Chrysler and reality

DURING the last few decades, Chrysler has been through so many ups and downs that it has sometimes seemed like the world's first bipolar corporation.

It was on the rocks in 1979, when only a federal bailout prevented it from going out of business. Then came the resurgent Chrysler, powered by Lee Iacocca's vision and ego.

Then another slump, followed by a Cinderella-like marriage with the German luxury car firm Daimler. That turned out to be a mismatch, however, and last year, Chrysler was sold off to a private equity firm called Cerberus Capital Management, and fans of the Pentastar began hoping that now Chrysler was freed from the Germans, another resurgence would be on the way.

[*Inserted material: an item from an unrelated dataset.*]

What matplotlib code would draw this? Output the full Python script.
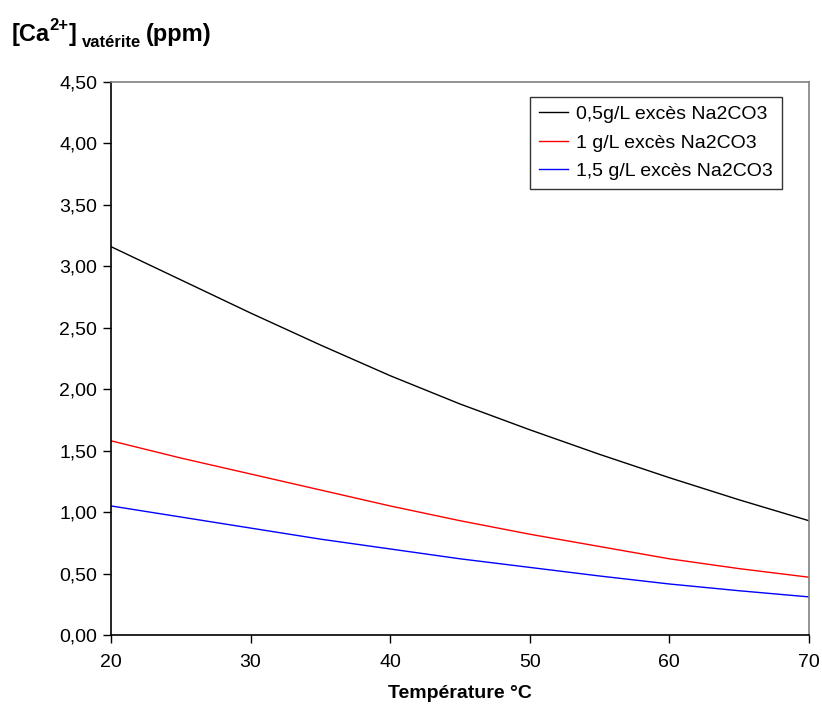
import matplotlib
matplotlib.use('Agg')
import matplotlib.pyplot as plt

plt.rcParams['font.family'] = ['Liberation Sans', 'DejaVu Sans']

# --- data ---
temperature = [20, 25, 30, 35, 40, 45, 50, 55, 60, 65, 70]
ca_05 = [3.16, 2.89, 2.62, 2.36, 2.11, 1.88, 1.67, 1.47, 1.28, 1.10, 0.93]
ca_10 = [1.58, 1.44, 1.31, 1.18, 1.05, 0.93, 0.82, 0.72, 0.62, 0.54, 0.47]
ca_15 = [1.05, 0.96, 0.87, 0.78, 0.70, 0.62, 0.55, 0.48, 0.415, 0.36, 0.31]
labels = ['0,5g/L excès Na2CO3', '1 g/L excès Na2CO3', '1,5 g/L excès Na2CO3']
yticks = [0, 0.5, 1.0, 1.5, 2.0, 2.5, 3.0, 3.5, 4.0, 4.5]
xticks = [20, 30, 40, 50, 60, 70]

fig = plt.figure(figsize=[8.22, 7.09], dpi=100)
ax = fig.add_axes([0.135, 0.1044, 0.849, 0.78])

ax.plot(temperature, ca_05, color='black', lw=1, label=labels[0])
ax.plot(temperature, ca_10, color='red', lw=1, label=labels[1])
ax.plot(temperature, ca_15, color='blue', lw=1, label=labels[2])

ax.set_xlim(20, 70)
ax.set_ylim(0, 4.5)
ax.set_xticks(xticks)
ax.set_yticks(yticks)
ax.set_yticklabels([('%.2f' % v).replace('.', ',') for v in yticks])
ax.tick_params(axis='both', labelsize=14, direction='out', length=6, width=1, color='black')
ax.tick_params(axis='x', pad=8)
ax.tick_params(axis='y', pad=4)

for s in ['left', 'bottom']:
    ax.spines[s].set_color('black')
    ax.spines[s].set_linewidth(1.2)
for s in ['top', 'right']:
    ax.spines[s].set_color('#808080')
    ax.spines[s].set_linewidth(1.2)

ax.set_xlabel('Température °C', fontsize=14, fontweight='bold', labelpad=10)

# y-axis title at top left, built from pieces (superscript / subscript)
t1 = fig.text(0.014, 0.935, '[Ca', fontsize=17, fontweight='bold', va='bottom')
t2 = ax.annotate('2+', xy=(1, 1), xycoords=t1, xytext=(0, -1.5), textcoords='offset points',
                 fontsize=12, fontweight='bold', va='center', annotation_clip=False)
t3 = ax.annotate(']', xy=(1, 0), xycoords=(t2, t1), xytext=(0, 0), textcoords='offset points',
                 fontsize=17, fontweight='bold', va='bottom', annotation_clip=False)
t4 = ax.annotate('vatérite', xy=(1, 0), xycoords=(t3, t1), xytext=(4, -3), textcoords='offset points',
                 fontsize=12, fontweight='bold', va='bottom', annotation_clip=False)
t5 = ax.annotate('(ppm)', xy=(1, 0), xycoords=(t4, t1), xytext=(3, 0), textcoords='offset points',
                 fontsize=17, fontweight='bold', va='bottom', annotation_clip=False)

leg = ax.legend(loc='upper right', bbox_to_anchor=(0.961, 0.973), borderaxespad=0,
                fontsize=14, frameon=True, fancybox=False, handlelength=1.5,
                handletextpad=0.4, labelspacing=0.55, borderpad=0.45)
leg.get_frame().set_edgecolor('black')
leg.get_frame().set_linewidth(1)

fig.savefig('out.png', dpi=100)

But that isn't happening - and indications are that Chrysler may in fact be in worse shape than commonly understood. Last month, Chrysler sales fell by a frightening 25 percent. For the year, Chrysler's U.S. car and truck sales are down more than 19 percent, compared to 8 percent for the industry as a whole.

And indications are that worse is yet to come.

Chrysler's main problem is that its sales mix is designed to be 70 percent SUVs and trucks. That made some sense in the go-go 1990s. It makes no sense at all in a world where $4-a-gallon gas is threatening to become $5-a-gallon gas. Chrysler also has too few cars, let alone small cars, that buyers find attractive. Too many of its "different" models are essentially similar vehicles, such as the Dodge Nitro and the Jeep Liberty.

And quality remains a problem. Overall, Chrysler vehicles were rated below average in quality in the most recent survey by J.D. Power and Associates. Embarrassingly, Jeep, Chrysler's most popular brand, was rated lowest of all.

We point this out not - repeat, not - to cast aspersions on the talented men and women of Jeep's Toledo work force, who, after all, can only do so much with what company managers give them.

Most industry experts already thought Chrysler needed to find a merger partner with a complementary inventory, or risk seeing Cerberus sell off the company piecemeal rather than continuing to take what must be sizable losses.

Last week's news makes it that much more urgent that Chrysler CEO Bob Nardelli manage to do that sooner, rather than later. The sad fact is that the full-service, stand-alone Chrysler Corporation of bygone years isn't coming back.

What's important is that those in charge recognize that, and take the necessary steps to make sure that an auto company that can compete in this century continues to exist at all.